= Bioreclamation of degraded lands =

Large swathes of the Sahel region, which were once covered by grasslands, savannah, woodlands and scrub, suffer from land degradation. Soils have become degraded in locations where farmers have cleared perennial vegetation to grow crops and graze animals, exposing the soil to erosion by wind and water. In total, one-third of the world's population lives in drylands where land degradation is reducing food supplies, biodiversity, water quality and soil fertility.

The bioreclamation of degraded lands (BDL) system was developed by the International Crops Research Institute for the Semi-Arid Tropics (ICRISAT), with the aim of helping reverse damage to soils caused by overgrazing and intensive farming. Laterite soils have a high clay content, which means they have higher cation exchange capacity and water-holding capacity than sandy soils.
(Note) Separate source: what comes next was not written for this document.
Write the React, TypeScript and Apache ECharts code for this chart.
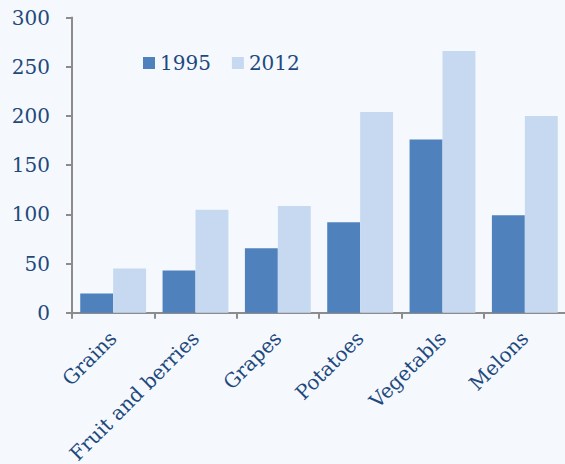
import React, { useEffect, useRef } from "react";
import * as echarts from "echarts";

const categories = ["Grains", "Fruit and berries", "Grapes", "Potatoes", "Vegetabls", "Melons"];
const values1995 = [19.5, 43, 65.5, 92, 176, 99];
const values2012 = [45, 104.5, 108.5, 204, 266, 200];
const seriesNames = ["1995", "2012"];

const FONT = "DejaVu Serif";
const TEXT = "#1F497D";

export default function App() {
  const ref = useRef<HTMLDivElement>(null);
  useEffect(() => {
    document.body.style.margin = "0";
    const chart = echarts.init(ref.current!, null, { renderer: "svg" });
    chart.setOption({
      animation: false,
      backgroundColor: "#F5F9FE",
      textStyle: { fontFamily: FONT, color: TEXT },
      legend: {
        data: seriesNames,
        left: 138,
        top: 48,
        itemWidth: 12,
        itemHeight: 12,
        itemGap: 21,
        icon: "rect",
        textStyle: { fontFamily: FONT, fontSize: 20, color: TEXT, padding: [0, 0, 0, 0] },
      },
      grid: {
        left: 72,
        right: -1,
        top: 17.5,
        bottom: 151.3,
        containLabel: false,
        outerBoundsMode: "none",
      },
      xAxis: {
        type: "category",
        data: categories,
        axisLine: { lineStyle: { color: "#8C8C8C", width: 2 } },
        axisTick: { show: true, length: 6, lineStyle: { color: "#8C8C8C", width: 2 } },
        axisLabel: { rotate: 45, fontFamily: FONT, fontSize: 20, color: TEXT, margin: 22, interval: 0 },
      },
      yAxis: {
        type: "value",
        min: 0,
        max: 300,
        interval: 50,
        splitLine: { show: false },
        axisLine: { show: true, lineStyle: { color: "#8C8C8C", width: 2 } },
        axisTick: { show: true, length: 6, lineStyle: { color: "#8C8C8C", width: 2 } },
        axisLabel: { fontFamily: FONT, fontSize: 20, color: TEXT, margin: 22 },
      },
      series: [
        {
          name: seriesNames[0],
          type: "bar",
          data: values1995,
          barGap: "0%",
          barCategoryGap: "20%",
          itemStyle: { color: "#4F81BD" },
        },
        {
          name: seriesNames[1],
          type: "bar",
          data: values2012,
          barGap: "0%",
          barCategoryGap: "20%",
          itemStyle: { color: "#C6D9F0" },
        },
      ],
    });
    return () => chart.dispose();
  }, []);
  return <div ref={ref} style={{ width: 565, height: 464 }} />;
}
However, when they become degraded, a hard crust can form on the surface, which hinders water infiltration and the emergence of seedlings. The BDL system involves using indigenous water-harvesting methods (such as planting pits and trenches), applying animal and plant residues, and planting high-value fruit trees and indigenous vegetable crops that can tolerate drought conditions.

ICRISAT has employed this system to rehabilitate degraded laterite soils in Niger and increase smallholder farmers' incomes at the same time. Trials have demonstrated that a 200 m^{2} plot can yield an income of around US$100, which is what men traditionally earn from millet production per hectare (10,000 m^{2}) in the country. Niger's rural women are often marginalised and tend to only be given land once it has become degraded. Using the BDL system has therefore also helped to improve livelihoods for women in Niger.